Given problem:
Print the lines of the listing below verbatim from its first line through the line bearing "-0.009, -0.007, -0.005]". Any pictures are to be omitted.

Data lines:
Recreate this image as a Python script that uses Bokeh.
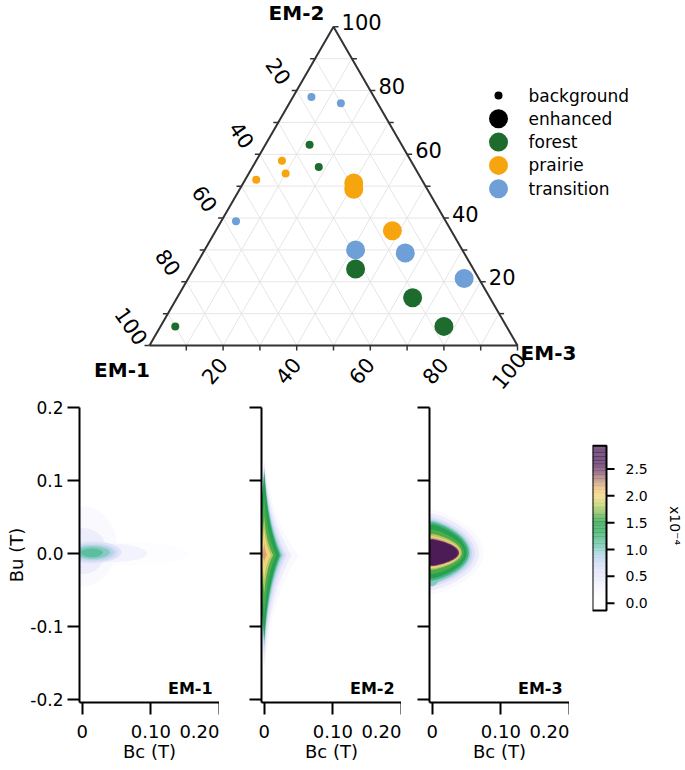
import numpy as np
from bokeh.plotting import figure
from bokeh.models import Range1d, FixedTicker, ColumnDataSource, Label, PrintfTickFormatter
from bokeh.layouts import column, row
from bokeh.transform import linear_cmap
from bokeh.core.properties import value
from bokeh.embed import file_html
from bokeh.resources import INLINE

FONT = "DejaVu Sans"

# ---------------- ternary data (percent) ----------------
em1 = [17, 10, 25, 26, 35, 36, 45, 57, 90, 19, 20, 16, 29, 16, 4, 32, 21, 17]
em2 = [78, 76, 63, 56, 58, 54, 52, 39, 6, 51, 49, 36, 30, 29, 21, 24, 15, 6]
em3 = [5, 14, 12, 18, 7, 10, 3, 4, 4, 30, 31, 48, 41, 55, 75, 44, 64, 77]
site = ["transition", "transition", "forest", "forest", "prairie", "prairie", "prairie",
        "transition", "forest", "prairie", "prairie", "prairie", "transition", "transition",
        "transition", "forest", "forest", "forest"]
sample = ["background"] * 9 + ["enhanced"] * 9

legend_labels = ["background", "enhanced", "forest", "prairie", "transition"]
site_types = ["forest", "prairie", "transition"]
site_colors = ["#1d6c2d", "#f6a50e", "#6e9fd6"]
tern_labels = [20, 40, 60, 80, 100]
tern_steps = [10, 20, 30, 40, 50, 60, 70, 80, 90, 100]

# ---------------- FORC-like density contour levels (x1e-4) ----------------
# level value, Bc centre, Bc half-extent, Bu of widest point, Bu top, Bu bottom
em1_level = [0.15, 0.2, 0.3, 0.4, 0.55, 0.7, 0.85, 1.0, 1.1]
em1_bc = [0.07, 0.0, 0.035, 0.0, 0.012, 0.014, 0.015, 0.015, 0.014]
em1_bc_ext = [0.085, 0.05, 0.06, 0.035, 0.045, 0.037, 0.031, 0.025, 0.016]
em1_bu_pk = [0.0, 0.01, 0.0, 0.006, 0.002, 0.002, 0.002, 0.002, 0.002]
em1_bu_top = [0.016, 0.065, 0.014, 0.035, 0.017, 0.014, 0.012, 0.01, 0.007]
em1_bu_bot = [-0.016, -0.045, -0.012, -0.028, -0.013, -0.011, -0.009, -0.007, -0.005]

em2_level = [0.2, 0.4, 0.6, 0.8, 1.0, 1.2, 1.4, 1.6, 1.8, 2.0, 2.2]
em2_bc = [0.0] * 11
em2_bc_ext = [0.05, 0.04, 0.033, 0.029, 0.026, 0.024, 0.022, 0.017, 0.013, 0.01, 0.004]
em2_bu_pk = [-0.002] * 11
em2_bu_top = [0.13, 0.125, 0.12, 0.118, 0.115, 0.112, 0.11, 0.08, 0.05, 0.034, 0.016]
em2_bu_bot = [-0.16, -0.15, -0.14, -0.13, -0.125, -0.12, -0.115, -0.085, -0.055, -0.036, -0.012]

em3_level = [0.2, 0.4, 0.6, 0.8, 1.0, 1.0, 1.2, 1.4, 1.6, 1.8, 2.0, 2.2, 2.5, 2.8]
em3_bc = [0.0] * 14
em3_bc_ext = [0.075, 0.068, 0.062, 0.058, 0.012, 0.055, 0.053, 0.05, 0.046, 0.043, 0.041, 0.04, 0.039, 0.037]
em3_bu_pk = [0.0, 0.0, 0.0, 0.0, -0.03, 0.001, 0.001, 0.001, 0.001, 0.001, 0.001, 0.001, 0.001, 0.001]
em3_bu_top = [0.06, 0.055, 0.05, 0.047, -0.018, 0.045, 0.043, 0.04, 0.033, 0.027, 0.024, 0.022, 0.02, 0.019]
em3_bu_bot = [-0.056, -0.05, -0.045, -0.042, -0.045, -0.04, -0.037, -0.034, -0.028, -0.022, -0.02, -0.018, -0.017, -0.016]

bu_ticks = [-0.2, -0.1, 0.0, 0.1, 0.2]
bc_ticks = [0.0, 0.1, 0.2]
bc_tick_labels = ["0", "0.10", "0.20"]
cb_ticks = [0.0, 0.5, 1.0, 1.5, 2.0, 2.5]
cb_tick_labels = ["0.0", "0.5", "1.0", "1.5", "2.0", "2.5"]
CB_LOW, CB_HIGH = -0.136, 2.934

# ---------------- colour map ----------------
stops = [(-0.14, "#ffffff"), (0.1, "#ffffff"), (0.35, "#f0f0fc"), (0.6, "#dde0f7"),
         (0.8, "#bfd6ef"), (0.95, "#98cfd2"), (1.1, "#5cbf9f"), (1.3, "#2fa95e"),
         (1.5, "#1f9a45"), (1.7, "#7fbb50"), (1.85, "#c8cf68"), (2.0, "#f2d47c"),
         (2.15, "#e6b877"), (2.3, "#b08070"), (2.45, "#7a4a6a"), (2.6, "#4f1f58"),
         (2.96, "#4a1a55")]


def _rgb(h):
    return [int(h[i:i + 2], 16) for i in (1, 3, 5)]


def build_palette(n=256):
    sv = np.array([s[0] for s in stops])
    sc = np.array([_rgb(s[1]) for s in stops], dtype=float)
    out = []
    for v in np.linspace(CB_LOW, CB_HIGH, n):
        c = [np.interp(v, sv, sc[:, k]) for k in range(3)]
        out.append("#%02x%02x%02x" % tuple(int(round(x)) for x in c))
    return out


PALETTE = build_palette()

# ---------------- ternary figure ----------------
S = 3.68             # px per percent
BLX, BLY = 149, 345  # page position of the EM-1 corner
TW, TH = 685, 395
X0 = -BLX / S
Y1 = BLY / S
R3 = np.sqrt(3) / 2


def tern_xy(a, b, c):
    a, b, c = np.asarray(a, float), np.asarray(b, float), np.asarray(c, float)
    tot = a + b + c
    return 100 * (c + b / 2) / tot, 100 * b * R3 / tot


def page_xy(x, y):
    return (np.asarray(x, float) - BLX) / S, (BLY - np.asarray(y, float)) / S


pt = figure(width=TW, height=TH, x_range=Range1d(X0, X0 + TW / S), y_range=Range1d(Y1 - TH / S, Y1),
            x_axis_type=None, y_axis_type=None, toolbar_location=None, output_backend="svg",
            min_border=0, outline_line_color=None)

grid_v = np.array(tern_steps[:-1], float)
gx0, gy0, gx1, gy1 = [], [], [], []
for v in grid_v:
    for (q0, q1) in [((100 - v, v, 0), (0, v, 100 - v)),
                     ((100 - v, 0, v), (0, 100 - v, v)),
                     ((v, 0, 100 - v), (v, 100 - v, 0))]:
        x0, y0 = tern_xy(*q0)
        x1, y1 = tern_xy(*q1)
        gx0.append(float(x0)); gy0.append(float(y0)); gx1.append(float(x1)); gy1.append(float(y1))
pt.segment(gx0, gy0, gx1, gy1, line_color="#e6e6e6", line_width=1)

vx, vy = tern_xy([100, 0, 0, 100], [0, 100, 0, 0], [0, 0, 100, 0])
pt.line(vx, vy, line_color="#333333", line_width=2)

# ticks
TL = 5 / S
st = np.array(tern_steps, float)
bx, by = tern_xy(100 - st, 0 * st, st)
pt.segment(bx, by, bx, by - TL, line_color="#333333", line_width=1.5)
rx, ry = tern_xy(0 * st, st, 100 - st)
pt.segment(rx, ry, rx + TL, ry, line_color="#333333", line_width=1.5)
lx, ly = tern_xy(st, 100 - st, 0 * st)
pt.segment(lx, ly, lx - TL, ly, line_color="#333333", line_width=1.5)

tl = np.array(tern_labels, float)
tl_txt = [str(v) for v in tern_labels]
bx, by = tern_xy(100 - tl, 0 * tl, tl)
pt.text(bx - 2.4, by - 6.8, text=tl_txt, angle=np.deg2rad(50), text_align="center",
        text_baseline="middle", text_font=value(FONT), text_font_size="21px", text_color="black")
rx, ry = tern_xy(0 * tl, tl, 100 - tl)
pt.text(rx + 2.2, ry + 1.2, text=tl_txt, text_align="left", text_baseline="middle",
        text_font=value(FONT), text_font_size="21px", text_color="black")
lx, ly = tern_xy(tl, 100 - tl, 0 * tl)
pt.text(lx - 4.9, ly + 5.3, text=tl_txt, angle=np.deg2rad(-55), text_align="center",
        text_baseline="middle", text_font=value(FONT), text_font_size="21px", text_color="black")

# axis titles
tx, ty = page_xy([296, 121.5, 548], [12, 369, 352.5])
pt.text(tx, ty, text=["EM-2", "EM-1", "EM-3"], text_align="center", text_baseline="middle",
        text_font=value(FONT), text_font_size="20px", text_font_style="bold", text_color="black")

# data points
px, py = tern_xy(em1, em2, em3)
cmap = dict(zip(site_types, site_colors))
sizes = {"background": 8, "enhanced": 19}
src = ColumnDataSource(dict(x=px, y=py, color=[cmap[s] for s in site],
                            size=[sizes[s] for s in sample]))
pt.scatter("x", "y", size="size", fill_color="color", line_color=None, source=src)

# legend (manual)
LX, LY0 = page_xy(498, 95)
LTX, _ = page_xy(528, 95)
LDY = -23.3 / S
leg_y = [float(LY0) + i * LDY for i in range(len(legend_labels))]
leg_col = ["black", "black"] + site_colors
leg_size = [8, 19, 19, 19, 19]
pt.scatter([float(LX)] * 5, leg_y, size=leg_size, fill_color=leg_col, line_color=None)
pt.text([float(LTX)] * 5, leg_y, text=legend_labels, text_align="left", text_baseline="middle",
        text_font=value(FONT), text_font_size="17px", text_color="black")

# ---------------- FORC panels ----------------
FW, FH = 140, 295
BT, BB = 12, 66
PH = BT + FH + BB
UU = np.linspace(-1, 1, 121)


def profile(kind, a):
    au = np.abs(UU)
    if kind == "cusp":
        return (np.exp(-a * au) - np.exp(-a)) / (1 - np.exp(-a))
    q, pw = a
    return (1 - au ** q) ** pw


def contour_shape(bc, ext, pk, top, bot, kind, a):
    f = profile(kind, a)
    y = np.where(UU >= 0, pk + UU * (top - pk), pk + UU * (pk - bot))
    xs = np.concatenate([bc + ext * f, (bc - ext * f)[::-1]])
    ys = np.concatenate([y, y[::-1]])
    return xs.tolist(), ys.tolist()


def panel(name, lv, bcc, ext, pk, top, bot, kind, a, left, first):
    p = figure(width=left + FW, height=PH, x_range=Range1d(-0.004, 0.2), y_range=Range1d(-0.2037, 0.2),
               min_border_left=left, min_border_right=0, min_border_top=BT, min_border_bottom=BB,
               toolbar_location=None, output_backend="svg", outline_line_color=None)
    p.grid.visible = False
    xs, ys = [], []
    for i in range(len(lv)):
        u, w = contour_shape(bcc[i], ext[i], pk[i], top[i], bot[i], kind, a)
        xs.append(u); ys.append(w)
    src = ColumnDataSource(dict(xs=xs, ys=ys, lv=lv))
    p.patches("xs", "ys", source=src, line_color=None,
              fill_color=linear_cmap("lv", PALETTE, CB_LOW, CB_HIGH))
    for ax in (p.xaxis[0], p.yaxis[0]):
        ax.axis_line_width = 2
        ax.axis_line_color = "black"
        ax.major_tick_line_width = 2
        ax.major_tick_line_color = "black"
        ax.major_tick_out = 12
        ax.major_tick_in = 0
        ax.minor_tick_line_color = None
        ax.major_label_text_font = FONT
        ax.axis_label_text_font = FONT
        ax.axis_label_text_font_style = "normal"
        ax.major_label_text_color = "black"
        ax.axis_label_text_color = "black"
    p.xaxis.ticker = FixedTicker(ticks=bc_ticks)
    p.xaxis.major_label_overrides = dict(zip(bc_ticks, bc_tick_labels))
    p.xaxis.major_label_text_font_size = "18px"
    p.xaxis.major_label_standoff = 10
    p.xaxis.axis_label = "Bc (T)"
    p.xaxis.axis_label_text_font_size = "18px"
    p.xaxis.axis_label_standoff = 0
    p.yaxis.ticker = FixedTicker(ticks=bu_ticks)
    if first:
        p.yaxis.formatter = PrintfTickFormatter(format="%.1f")
        p.yaxis.major_label_text_font_size = "17px"
        p.yaxis.major_label_standoff = 4
        p.yaxis.axis_label = "Bu (T)"
        p.yaxis.axis_label_text_font_size = "18px"
        p.yaxis.axis_label_standoff = 0
    else:
        p.yaxis.major_label_overrides = {t: "" for t in bu_ticks}
        p.yaxis.major_label_standoff = 0
    p.add_layout(Label(x=0.19, y=-0.197, text=name, text_align="right", text_baseline="bottom",
                       text_font=FONT, text_font_size="16px", text_font_style="bold",
                       text_color="black"))
    return p


p1 = panel("EM-1", em1_level, em1_bc, em1_bc_ext, em1_bu_pk, em1_bu_top, em1_bu_bot,
           "round", (2.0, 0.5), 79, True)
p2 = panel("EM-2", em2_level, em2_bc, em2_bc_ext, em2_bu_pk, em2_bu_top, em2_bu_bot,
           "cusp", 1.9, 42, False)
p3 = panel("EM-3", em3_level, em3_bc, em3_bc_ext, em3_bu_pk, em3_bu_top, em3_bu_bot,
           "round", (2.0, 0.8), 28, False)

# ---------------- colour bar (drawn in its own frame) ----------------
CBL = 23
CBW = TW - (79 + FW) - (42 + FW) - (28 + FW) - CBL   # frame width in px
BARPX = 14.0                                          # bar width in px
CBS = 53.7                                            # px per colour unit
ZERO_Y = 602.7 - (TH + BT)                            # px from frame top to value 0
cb_top = ZERO_Y / CBS
cb_bot = cb_top - FH / CBS
cb = figure(width=CBL + CBW, height=PH, x_range=Range1d(0, CBW / BARPX), y_range=Range1d(cb_bot, cb_top),
            min_border_left=CBL, min_border_right=0, min_border_top=BT, min_border_bottom=BB,
            x_axis_type=None, y_axis_type=None, toolbar_location=None, output_backend="svg",
            outline_line_color=None)
cb.grid.visible = False
cv = np.arange(CB_LOW, CB_HIGH, 0.01)
cb.quad(left=0, right=1, bottom=cv, top=np.minimum(cv + 0.0105, CB_HIGH), line_color=None,
        fill_color=linear_cmap("bottom", PALETTE, CB_LOW, CB_HIGH))
cb.quad(left=[0], right=[1], bottom=[CB_LOW], top=[CB_HIGH], fill_color=None,
        line_color="black", line_width=2)
cb.segment(x0=[1] * len(cb_ticks), y0=cb_ticks, x1=[1 + 8 / BARPX] * len(cb_ticks), y1=cb_ticks,
           line_color="black", line_width=2)
cb.text(x=[1 + 19 / BARPX] * len(cb_ticks), y=cb_ticks, text=cb_tick_labels, text_align="left",
        text_baseline="middle", text_font=value(FONT), text_font_size="14px", text_color="black")
cb.text(x=[(674 - 592) / BARPX], y=[(602.7 - 525) / CBS], text=["x10\u207b\u2074"], angle=-np.pi / 2,
        text_align="center", text_baseline="middle", text_font=value(FONT), text_font_size="14px",
        text_color="black")

layout = column(pt, row(p1, p2, p3, cb))
open("out.html", "w").write(file_html(layout, INLINE))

Solution to the exercise:
Recreate this image as a Python script that uses Bokeh.
import numpy as np
from bokeh.plotting import figure
from bokeh.models import Range1d, FixedTicker, ColumnDataSource, Label, PrintfTickFormatter
from bokeh.layouts import column, row
from bokeh.transform import linear_cmap
from bokeh.core.properties import value
from bokeh.embed import file_html
from bokeh.resources import INLINE

FONT = "DejaVu Sans"

# ---------------- ternary data (percent) ----------------
em1 = [17, 10, 25, 26, 35, 36, 45, 57, 90, 19, 20, 16, 29, 16, 4, 32, 21, 17]
em2 = [78, 76, 63, 56, 58, 54, 52, 39, 6, 51, 49, 36, 30, 29, 21, 24, 15, 6]
em3 = [5, 14, 12, 18, 7, 10, 3, 4, 4, 30, 31, 48, 41, 55, 75, 44, 64, 77]
site = ["transition", "transition", "forest", "forest", "prairie", "prairie", "prairie",
        "transition", "forest", "prairie", "prairie", "prairie", "transition", "transition",
        "transition", "forest", "forest", "forest"]
sample = ["background"] * 9 + ["enhanced"] * 9

legend_labels = ["background", "enhanced", "forest", "prairie", "transition"]
site_types = ["forest", "prairie", "transition"]
site_colors = ["#1d6c2d", "#f6a50e", "#6e9fd6"]
tern_labels = [20, 40, 60, 80, 100]
tern_steps = [10, 20, 30, 40, 50, 60, 70, 80, 90, 100]

# ---------------- FORC-like density contour levels (x1e-4) ----------------
# level value, Bc centre, Bc half-extent, Bu of widest point, Bu top, Bu bottom
em1_level = [0.15, 0.2, 0.3, 0.4, 0.55, 0.7, 0.85, 1.0, 1.1]
em1_bc = [0.07, 0.0, 0.035, 0.0, 0.012, 0.014, 0.015, 0.015, 0.014]
em1_bc_ext = [0.085, 0.05, 0.06, 0.035, 0.045, 0.037, 0.031, 0.025, 0.016]
em1_bu_pk = [0.0, 0.01, 0.0, 0.006, 0.002, 0.002, 0.002, 0.002, 0.002]
em1_bu_top = [0.016, 0.065, 0.014, 0.035, 0.017, 0.014, 0.012, 0.01, 0.007]
em1_bu_bot = [-0.016, -0.045, -0.012, -0.028, -0.013, -0.011, -0.009, -0.007, -0.005]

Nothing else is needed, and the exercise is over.